The Marks & Spencer 'Intelligent Store' engagement was not about forcing a Zebra answer onto a retail environment. It was about understanding where the real operational opportunity actually sat, even if that meant the answer was smaller, simpler, or outside Zebra’s immediate portfolio. The result was a sharper view of how staffing pressure, device overload, scanning burden, training gaps, and data overload were shaping store operations.

The challenge
The deeper challenge was how a retailer keeps stores running as resources contract.
An example site had seen its staffing budget fall from 3,700 hours a week to 2,000 since opening in 2017, a near 50% reduction. That made the problem much broader than hardware selection. Store managers were already carrying more devices than they could physically manage, including multiple phones, a Honeywell device, and a Surface Pro. Scanning tasks consumed a large share of store time across roles, printer setups were fragmented and wasteful, and many “routine” processes depended on undocumented knowledge transfer rather than explicit training or reporting. At the same time, store-level staff had little appetite for raw data beyond what was necessary to hit KPIs, suggesting that more reporting alone would not solve the issue. The challenge was to identify where the real leverage sat: labor, devices, scanning, training, data interpretation, or shift-to-shift behavior?

My approach
Ethnographic engagements as opportunity-mapping exercises, not simply technology audits.
The framing of the work mattered. The source material explicitly pushes against the assumption that the answer must be a big new product or an obvious Zebra sell. Instead, the right question was where the real opportunity lay for M&S, regardless of whether there was immediate business opportunity for Zebra. I used the site-visit synthesis to structure the problem into practical lenses: Hours, Devices, Scanning, Training, Overload, Pride, and Subscribe. That allowed the work to separate symptoms from levers and to distinguish what was a technology problem from what was really a labor, process, or operating-model problem.

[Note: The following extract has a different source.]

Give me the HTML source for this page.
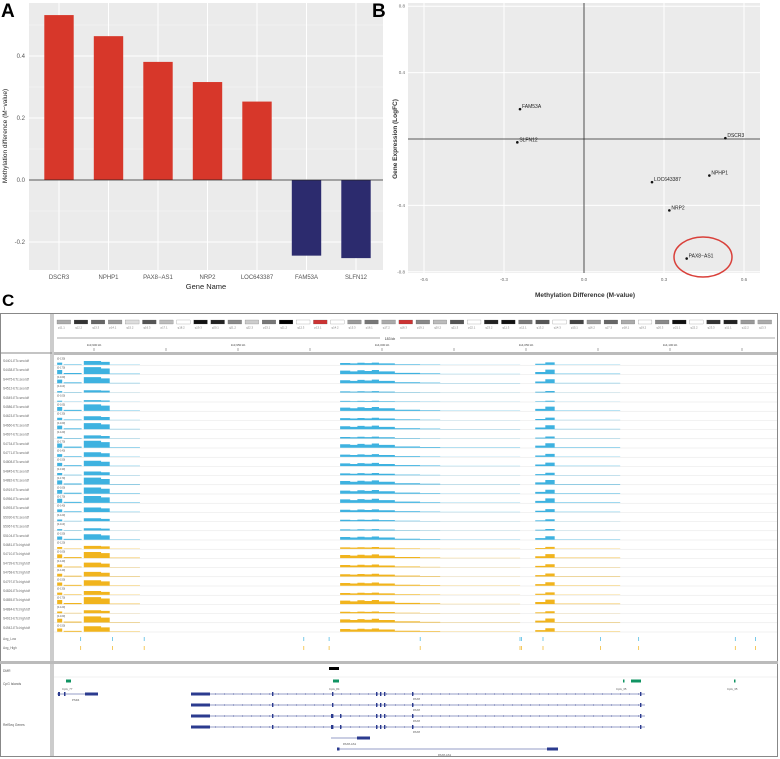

This way of structuring the research turned the visit into a decision-ready view of the store. Reduced staffing was not just a background fact, it was shaping every other constraint. Device overload was not just inconvenient, it showed that managers were being asked to carry and switch between too many tools. Scanning was not one task, it was a major part of daily store life across backstage, warehouse, and shelf work. Training was not just an HR issue, it exposed how the operation depended on implicit knowledge and the presence of experienced staff. And “Overload” clarified that the real value of data at store level was not more reports, but actionable insight.


The impact
The work reframed the opportunity from “what Zebra can sell” to “what M&S actually needs in order to operate better.”
That reframing produced a much more useful strategy lens. It highlighted where automation or workflow simplification could help offset staffing reductions, where device consolidation or better fit-for-purpose tools could remove practical strain, and where operational wins might come from surprisingly small interventions rather than major platform shifts. It also sharpened the role of insight versus data: associates did not want reports, but store managers could benefit from clearer interpretations tied to KPIs and action.

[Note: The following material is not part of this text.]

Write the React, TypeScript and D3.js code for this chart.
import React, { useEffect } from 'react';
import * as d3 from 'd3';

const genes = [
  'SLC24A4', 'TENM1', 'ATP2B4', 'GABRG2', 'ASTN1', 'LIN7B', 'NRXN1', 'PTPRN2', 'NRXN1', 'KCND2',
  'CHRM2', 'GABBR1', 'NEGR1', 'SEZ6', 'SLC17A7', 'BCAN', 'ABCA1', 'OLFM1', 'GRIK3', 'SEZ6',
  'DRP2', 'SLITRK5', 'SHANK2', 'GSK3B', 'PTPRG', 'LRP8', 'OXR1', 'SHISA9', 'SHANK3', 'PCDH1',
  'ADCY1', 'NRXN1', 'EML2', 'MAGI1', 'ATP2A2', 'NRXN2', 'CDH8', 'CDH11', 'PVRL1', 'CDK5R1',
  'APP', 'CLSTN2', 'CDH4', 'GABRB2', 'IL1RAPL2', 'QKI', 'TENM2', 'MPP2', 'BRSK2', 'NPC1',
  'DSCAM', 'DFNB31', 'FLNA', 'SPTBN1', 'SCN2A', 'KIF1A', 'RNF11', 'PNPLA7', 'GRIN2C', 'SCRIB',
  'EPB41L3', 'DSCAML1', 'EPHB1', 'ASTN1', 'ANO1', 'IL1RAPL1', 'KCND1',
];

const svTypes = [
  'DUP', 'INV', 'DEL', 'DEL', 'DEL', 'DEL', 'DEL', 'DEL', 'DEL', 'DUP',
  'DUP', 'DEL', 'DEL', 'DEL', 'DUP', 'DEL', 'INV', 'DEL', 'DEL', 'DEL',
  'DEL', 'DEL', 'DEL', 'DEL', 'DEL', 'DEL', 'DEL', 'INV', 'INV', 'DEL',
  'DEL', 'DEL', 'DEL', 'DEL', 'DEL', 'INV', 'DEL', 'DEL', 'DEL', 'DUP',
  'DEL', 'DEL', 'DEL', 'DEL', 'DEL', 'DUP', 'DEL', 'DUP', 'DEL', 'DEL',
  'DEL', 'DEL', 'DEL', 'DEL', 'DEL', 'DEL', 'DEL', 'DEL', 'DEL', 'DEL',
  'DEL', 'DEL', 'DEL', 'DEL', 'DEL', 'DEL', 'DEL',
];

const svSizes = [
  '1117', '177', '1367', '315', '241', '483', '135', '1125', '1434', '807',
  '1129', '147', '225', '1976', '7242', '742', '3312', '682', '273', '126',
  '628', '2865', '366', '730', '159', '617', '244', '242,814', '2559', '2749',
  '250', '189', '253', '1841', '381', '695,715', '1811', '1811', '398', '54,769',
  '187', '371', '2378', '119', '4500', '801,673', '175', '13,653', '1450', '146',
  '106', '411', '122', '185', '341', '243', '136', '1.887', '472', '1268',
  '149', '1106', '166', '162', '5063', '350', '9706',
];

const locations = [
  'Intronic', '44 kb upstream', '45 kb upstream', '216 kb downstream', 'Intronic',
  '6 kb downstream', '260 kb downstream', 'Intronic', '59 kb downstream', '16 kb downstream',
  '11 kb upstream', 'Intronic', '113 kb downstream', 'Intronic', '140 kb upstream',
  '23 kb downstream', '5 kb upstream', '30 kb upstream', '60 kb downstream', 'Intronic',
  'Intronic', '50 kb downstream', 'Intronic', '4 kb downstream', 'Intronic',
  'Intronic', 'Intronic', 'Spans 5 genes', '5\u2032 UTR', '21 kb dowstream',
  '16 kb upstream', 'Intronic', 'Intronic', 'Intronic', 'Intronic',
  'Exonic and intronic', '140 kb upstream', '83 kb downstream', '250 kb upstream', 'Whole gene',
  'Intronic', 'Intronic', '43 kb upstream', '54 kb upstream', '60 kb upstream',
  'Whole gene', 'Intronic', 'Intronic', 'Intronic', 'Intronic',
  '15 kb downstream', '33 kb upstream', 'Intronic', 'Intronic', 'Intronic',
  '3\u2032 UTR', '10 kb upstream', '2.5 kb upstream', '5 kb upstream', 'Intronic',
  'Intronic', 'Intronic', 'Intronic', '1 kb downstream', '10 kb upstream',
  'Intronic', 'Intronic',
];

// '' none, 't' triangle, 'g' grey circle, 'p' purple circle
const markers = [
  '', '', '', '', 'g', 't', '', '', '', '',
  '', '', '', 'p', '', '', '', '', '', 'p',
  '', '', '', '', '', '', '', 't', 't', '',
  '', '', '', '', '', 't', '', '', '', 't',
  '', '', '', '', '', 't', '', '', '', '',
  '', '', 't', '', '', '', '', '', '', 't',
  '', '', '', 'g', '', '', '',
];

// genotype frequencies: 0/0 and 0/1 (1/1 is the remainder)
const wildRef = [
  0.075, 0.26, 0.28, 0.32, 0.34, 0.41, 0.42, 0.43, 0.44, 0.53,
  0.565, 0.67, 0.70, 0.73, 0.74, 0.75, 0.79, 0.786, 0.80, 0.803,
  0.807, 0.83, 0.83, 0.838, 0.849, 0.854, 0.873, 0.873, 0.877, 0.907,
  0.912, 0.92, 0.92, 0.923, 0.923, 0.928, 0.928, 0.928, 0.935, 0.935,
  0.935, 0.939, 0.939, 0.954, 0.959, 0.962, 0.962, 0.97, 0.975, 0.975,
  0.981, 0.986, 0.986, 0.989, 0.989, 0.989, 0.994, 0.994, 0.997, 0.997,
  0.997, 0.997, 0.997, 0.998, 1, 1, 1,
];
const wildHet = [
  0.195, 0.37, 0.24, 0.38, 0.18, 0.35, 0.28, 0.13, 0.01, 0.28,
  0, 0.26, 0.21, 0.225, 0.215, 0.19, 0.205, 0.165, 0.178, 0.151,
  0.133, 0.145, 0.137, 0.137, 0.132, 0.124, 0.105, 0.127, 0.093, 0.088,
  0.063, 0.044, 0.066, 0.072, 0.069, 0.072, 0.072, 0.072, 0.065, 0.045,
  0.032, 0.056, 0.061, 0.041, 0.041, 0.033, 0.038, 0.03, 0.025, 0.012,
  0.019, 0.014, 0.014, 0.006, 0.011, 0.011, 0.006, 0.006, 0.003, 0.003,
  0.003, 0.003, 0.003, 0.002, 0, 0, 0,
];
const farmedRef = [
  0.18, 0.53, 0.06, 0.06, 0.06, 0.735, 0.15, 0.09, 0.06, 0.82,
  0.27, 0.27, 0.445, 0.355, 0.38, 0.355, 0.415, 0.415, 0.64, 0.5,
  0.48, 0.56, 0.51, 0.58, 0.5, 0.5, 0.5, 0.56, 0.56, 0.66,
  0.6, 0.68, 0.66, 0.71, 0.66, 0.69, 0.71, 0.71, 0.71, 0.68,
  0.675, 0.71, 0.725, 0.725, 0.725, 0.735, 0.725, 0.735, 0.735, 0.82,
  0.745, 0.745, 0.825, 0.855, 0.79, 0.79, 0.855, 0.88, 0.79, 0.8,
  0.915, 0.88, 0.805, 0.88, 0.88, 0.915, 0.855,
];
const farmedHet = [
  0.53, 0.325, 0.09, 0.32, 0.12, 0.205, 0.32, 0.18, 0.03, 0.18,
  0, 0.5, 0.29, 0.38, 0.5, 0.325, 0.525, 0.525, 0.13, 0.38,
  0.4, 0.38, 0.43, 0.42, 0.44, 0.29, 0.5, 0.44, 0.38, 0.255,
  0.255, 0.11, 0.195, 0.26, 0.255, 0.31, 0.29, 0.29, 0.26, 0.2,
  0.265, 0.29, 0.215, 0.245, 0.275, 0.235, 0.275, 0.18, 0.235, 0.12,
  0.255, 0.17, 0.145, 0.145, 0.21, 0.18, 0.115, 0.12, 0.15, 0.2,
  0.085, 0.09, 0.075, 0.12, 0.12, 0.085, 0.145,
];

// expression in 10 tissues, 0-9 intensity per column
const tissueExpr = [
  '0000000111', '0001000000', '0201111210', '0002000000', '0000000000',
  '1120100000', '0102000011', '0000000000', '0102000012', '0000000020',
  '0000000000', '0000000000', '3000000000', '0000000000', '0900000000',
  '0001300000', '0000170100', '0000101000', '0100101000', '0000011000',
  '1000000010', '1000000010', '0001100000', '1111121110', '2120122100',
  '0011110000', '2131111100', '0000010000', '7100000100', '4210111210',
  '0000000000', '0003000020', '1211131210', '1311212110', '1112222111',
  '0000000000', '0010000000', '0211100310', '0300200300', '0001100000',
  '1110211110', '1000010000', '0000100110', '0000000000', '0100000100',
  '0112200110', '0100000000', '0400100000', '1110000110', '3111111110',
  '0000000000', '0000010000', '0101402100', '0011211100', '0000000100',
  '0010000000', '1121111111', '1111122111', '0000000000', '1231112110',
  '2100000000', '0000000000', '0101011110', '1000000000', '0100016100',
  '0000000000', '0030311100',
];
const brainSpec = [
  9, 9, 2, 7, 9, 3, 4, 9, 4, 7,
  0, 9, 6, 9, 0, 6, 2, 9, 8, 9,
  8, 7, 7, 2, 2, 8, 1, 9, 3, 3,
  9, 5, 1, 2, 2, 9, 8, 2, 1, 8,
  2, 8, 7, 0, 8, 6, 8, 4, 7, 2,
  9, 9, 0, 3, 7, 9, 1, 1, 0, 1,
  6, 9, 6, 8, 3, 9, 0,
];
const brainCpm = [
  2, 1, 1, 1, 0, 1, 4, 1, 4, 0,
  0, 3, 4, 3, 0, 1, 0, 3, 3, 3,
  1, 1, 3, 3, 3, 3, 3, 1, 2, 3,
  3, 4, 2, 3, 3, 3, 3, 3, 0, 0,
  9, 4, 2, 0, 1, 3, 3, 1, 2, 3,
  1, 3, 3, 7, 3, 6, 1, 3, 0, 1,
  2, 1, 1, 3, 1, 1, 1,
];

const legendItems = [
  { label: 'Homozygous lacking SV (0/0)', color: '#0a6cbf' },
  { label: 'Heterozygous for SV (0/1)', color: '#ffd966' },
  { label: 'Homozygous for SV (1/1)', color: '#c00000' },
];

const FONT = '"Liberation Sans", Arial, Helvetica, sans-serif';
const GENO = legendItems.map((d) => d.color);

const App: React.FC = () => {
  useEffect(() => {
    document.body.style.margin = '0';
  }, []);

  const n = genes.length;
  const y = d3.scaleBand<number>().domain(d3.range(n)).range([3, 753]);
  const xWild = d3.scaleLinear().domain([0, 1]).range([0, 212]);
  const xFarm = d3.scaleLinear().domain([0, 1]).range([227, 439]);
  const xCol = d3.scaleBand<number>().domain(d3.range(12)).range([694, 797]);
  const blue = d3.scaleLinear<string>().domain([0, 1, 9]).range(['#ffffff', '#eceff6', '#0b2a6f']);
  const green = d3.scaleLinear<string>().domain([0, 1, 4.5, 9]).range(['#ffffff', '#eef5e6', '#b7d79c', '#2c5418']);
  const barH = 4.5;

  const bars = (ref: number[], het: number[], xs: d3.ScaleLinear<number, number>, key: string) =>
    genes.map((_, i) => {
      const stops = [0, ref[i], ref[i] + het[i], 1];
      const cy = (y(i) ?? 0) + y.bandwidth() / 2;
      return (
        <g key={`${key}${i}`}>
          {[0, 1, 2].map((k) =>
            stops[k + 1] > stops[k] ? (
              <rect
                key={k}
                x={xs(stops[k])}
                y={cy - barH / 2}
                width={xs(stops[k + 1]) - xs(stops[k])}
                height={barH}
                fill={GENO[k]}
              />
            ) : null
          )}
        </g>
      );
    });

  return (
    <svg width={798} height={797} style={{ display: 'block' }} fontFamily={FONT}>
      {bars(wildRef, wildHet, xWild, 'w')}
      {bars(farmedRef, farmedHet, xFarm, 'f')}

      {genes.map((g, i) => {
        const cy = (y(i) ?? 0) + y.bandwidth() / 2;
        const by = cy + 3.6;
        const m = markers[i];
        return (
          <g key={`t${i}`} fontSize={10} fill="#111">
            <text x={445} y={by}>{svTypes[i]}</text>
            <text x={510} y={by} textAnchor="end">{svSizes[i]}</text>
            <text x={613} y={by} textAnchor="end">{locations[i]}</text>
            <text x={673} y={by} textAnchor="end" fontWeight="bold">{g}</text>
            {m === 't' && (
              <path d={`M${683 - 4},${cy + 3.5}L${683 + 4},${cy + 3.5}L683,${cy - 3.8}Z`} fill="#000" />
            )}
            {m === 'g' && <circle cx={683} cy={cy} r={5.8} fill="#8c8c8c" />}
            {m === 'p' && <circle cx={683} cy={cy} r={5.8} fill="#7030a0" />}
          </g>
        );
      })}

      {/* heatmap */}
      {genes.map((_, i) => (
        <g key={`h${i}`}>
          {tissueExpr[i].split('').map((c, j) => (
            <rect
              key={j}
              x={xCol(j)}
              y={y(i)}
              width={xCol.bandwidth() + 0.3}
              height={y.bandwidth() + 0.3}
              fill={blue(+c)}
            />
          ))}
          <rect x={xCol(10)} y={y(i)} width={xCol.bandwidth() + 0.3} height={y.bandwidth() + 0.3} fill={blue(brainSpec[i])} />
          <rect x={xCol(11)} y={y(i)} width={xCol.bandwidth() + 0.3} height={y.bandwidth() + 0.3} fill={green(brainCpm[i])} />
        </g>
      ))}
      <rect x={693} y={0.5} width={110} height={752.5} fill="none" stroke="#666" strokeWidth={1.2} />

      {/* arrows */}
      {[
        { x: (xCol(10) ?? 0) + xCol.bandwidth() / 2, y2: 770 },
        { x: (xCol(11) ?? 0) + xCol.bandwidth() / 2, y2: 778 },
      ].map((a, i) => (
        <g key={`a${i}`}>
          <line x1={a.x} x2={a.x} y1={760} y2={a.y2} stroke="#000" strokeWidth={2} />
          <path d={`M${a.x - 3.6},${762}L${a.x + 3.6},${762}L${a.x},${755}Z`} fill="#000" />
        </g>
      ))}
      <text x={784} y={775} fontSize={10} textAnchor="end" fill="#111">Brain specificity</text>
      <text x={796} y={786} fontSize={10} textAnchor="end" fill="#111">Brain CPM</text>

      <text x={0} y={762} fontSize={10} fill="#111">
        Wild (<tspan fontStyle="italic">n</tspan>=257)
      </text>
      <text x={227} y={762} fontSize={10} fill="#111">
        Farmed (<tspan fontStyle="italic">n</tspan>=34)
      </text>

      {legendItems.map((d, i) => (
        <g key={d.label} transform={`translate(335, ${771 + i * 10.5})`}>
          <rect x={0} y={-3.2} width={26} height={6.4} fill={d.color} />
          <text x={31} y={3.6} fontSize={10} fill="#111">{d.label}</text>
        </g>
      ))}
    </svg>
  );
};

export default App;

One of the most revealing observations was about pride, the idea that one shift preparing well for the next created tangible downstream value, despite there being no formal reward structure for that behavior. That insight opened the door to thinking about rewards and gamification as behavioral levers rather than purely operational fixes.
Overall, the work created a more honest and valuable picture of the store environment: not just where technology existed, but where smaller operational changes, better-fit tools, clearer training, and more usable insight could have disproportionate impact.